I can mark it ready for review, but I haven't finished testing & reviewing outputs. Only ran TheiaProk_FASTA workflow linked above, haven't tested the other workflows yet.

I would recommend testing TheiaEuk to confirm it still works as intended for eukaryotes before merging.

cimendes commented 2 months ago

Testing time!

cimendes commented 2 months ago

@kapsakcj BUSCO keeps failing on TheiaEuk 😒 It "fails successfully" so it's hard for me to understand why it's so unhappy.

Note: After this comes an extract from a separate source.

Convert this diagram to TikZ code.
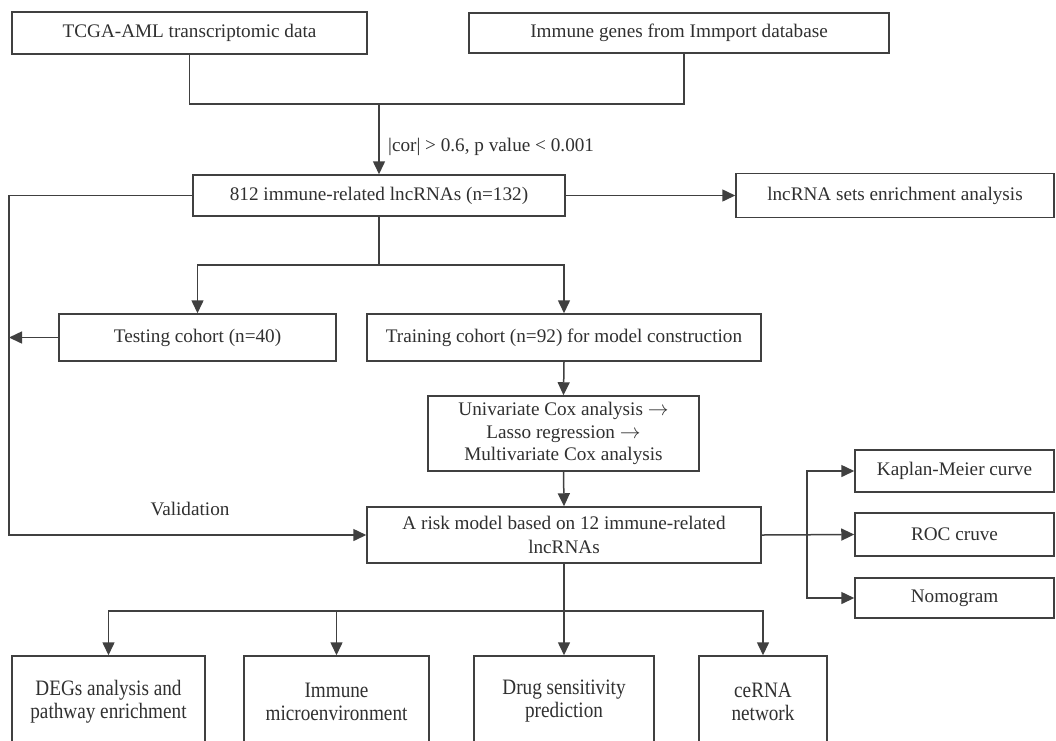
\documentclass[tikz,border=0pt]{standalone}
\usepackage{fontspec}
\setmainfont{Liberation Serif}
\newfontfamily\condfont[FakeStretch=0.873]{Liberation Serif}
\usetikzlibrary{arrows.meta}
\definecolor{ln}{HTML}{404040}
\definecolor{tx}{HTML}{303030}
\tikzset{
  box/.style={draw=ln, line width=1.5pt, inner sep=0pt, align=center, text=tx,
    font=\fontsize{19.2}{22.5}\selectfont},
  lowbox/.style={box, font=\condfont\fontsize{22}{23}\selectfont},
  conn/.style={draw=ln, line width=1.5pt},
  arr/.style={conn, -{Triangle[length=13pt,width=12pt]}},
  lbl/.style={text=tx, font=\fontsize{19.2}{22.5}\selectfont, inner sep=0pt}
}
\begin{document}
\begin{tikzpicture}[x=1pt,y=-1pt]
\clip (0,0) rectangle (1056,740);
\fill[white] (0,0) rectangle (1056,740);

\node[box, minimum width=355pt, minimum height=42pt] (tcga) at (189.5,33) {TCGA-AML transcriptomic data};
\node[box, minimum width=420pt, minimum height=40pt] (imm) at (679,33) {Immune genes from Immport database};
\node[box, minimum width=372pt, minimum height=41pt] (l812) at (379,195.5) {812 immune-related lncRNAs (n=132)};
\node[box, minimum width=318pt, minimum height=44pt] (gsea) at (895,195.5) {lncRNA sets enrichment analysis};
\node[box, minimum width=277pt, minimum height=47pt] (test) at (197.5,337.5) {Testing cohort (n=40)};
\node[box, minimum width=394pt, minimum height=47pt] (train) at (564,337.5) {Training cohort (n=92) for model construction};
\node[box, minimum width=271pt, minimum height=75pt] (cox) at (563.5,433.5) {Univariate Cox analysis $\rightarrow$\\Lasso regression $\rightarrow$\\Multivariate Cox analysis};
\node[box, minimum width=394pt, minimum height=56pt, font=\fontsize{19.2}{24}\selectfont] (risk) at (564,535) {A risk model based on 12 immune-related\\lncRNAs};
\node[box, minimum width=199pt, minimum height=42pt] (km) at (954.5,471) {Kaplan-Meier curve};
\node[box, minimum width=199pt, minimum height=43pt] (roc) at (954.5,534.5) {ROC cruve};
\node[box, minimum width=199pt, minimum height=40pt] (nomo) at (954.5,598) {Nomogram};
\node[lowbox, minimum width=193pt, minimum height=91pt] (degs) at (108.5,701.5) {DEGs analysis and\\pathway enrichment};
\node[lowbox, minimum width=185pt, minimum height=91pt] (immenv) at (336.5,701.5) {Immune\\microenvironment};
\node[lowbox, minimum width=180pt, minimum height=91pt] (drug) at (564,701.5) {Drug sensitivity\\prediction};
\node[lowbox, minimum width=128pt, minimum height=91pt] (cerna) at (763,701.5) {ceRNA\\network};

\node[lbl, anchor=west] (corlbl) at (388,147) {|cor| > 0.6, p value < 0.001};
\node[lbl] (val) at (190,509) {Validation};

\coordinate (j1) at (379,104);
\coordinate (j2) at (379,265);
\coordinate (j3) at (807,535);
\coordinate (j4) at (564,611);
\coordinate (L) at (9,535);
\coordinate (T) at (9,337.5);

\draw[conn] (tcga.south) |- (j1);
\draw[conn] ([xshift=5pt]imm.south) |- (j1);
\draw[arr] (j1) -- (l812.north);
\draw[arr] (l812.east) -- (gsea.west);
\draw[arr] (l812.west) -| (L) -- (risk.west);
\draw[arr] (test.west) -- (T);
\draw[conn] (l812.south) -- (j2);
\draw[arr] (j2) -| (test.north);
\draw[arr] (j2) -| (train.north);
\draw[arr] (train.south) -- (cox.north);
\draw[arr] (cox.south) -- (risk.north);
\draw[arr] (risk.east) -- (roc.west);
\draw[arr] (j3) |- (km.west);
\draw[arr] (j3) |- (nomo.west);
\draw[arr] (risk.south) -- (drug.north);
\draw[arr] (j4) -| (degs.north);
\draw[arr] (j4) -| (immenv.north);
\draw[arr] (j4) -| (cerna.north);
\end{tikzpicture}
\end{document}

I'll try to dig a bit and I shall report back!

cimendes commented 2 months ago

I just did a retry on the workflow for theiaeuk, setting the memory for 16GB -> https://app.terra.bio/#workspaces/theiagen-validations/Theiagen_Mendes_Sandbox/job_history/98834755-7d1c-43a3-aab3-fc0e66c53c03

kapsakcj commented 2 months ago

Testing TheiaEuk with 3 Candida auris genomes here, now that the default RAM is set to 24GB for TheiaEuk specifically: https://app.terra.bio/#workspaces/theiagen-validations/PHB_Validation_nextcladeV3testing/job_history/b03b3a98-99a5-443e-b15a-9fd879f56b6d

kapsakcj commented 2 months ago

BUSCO ran successfully (without memory failure) with the new default of 24GB.

I think we are good to merge?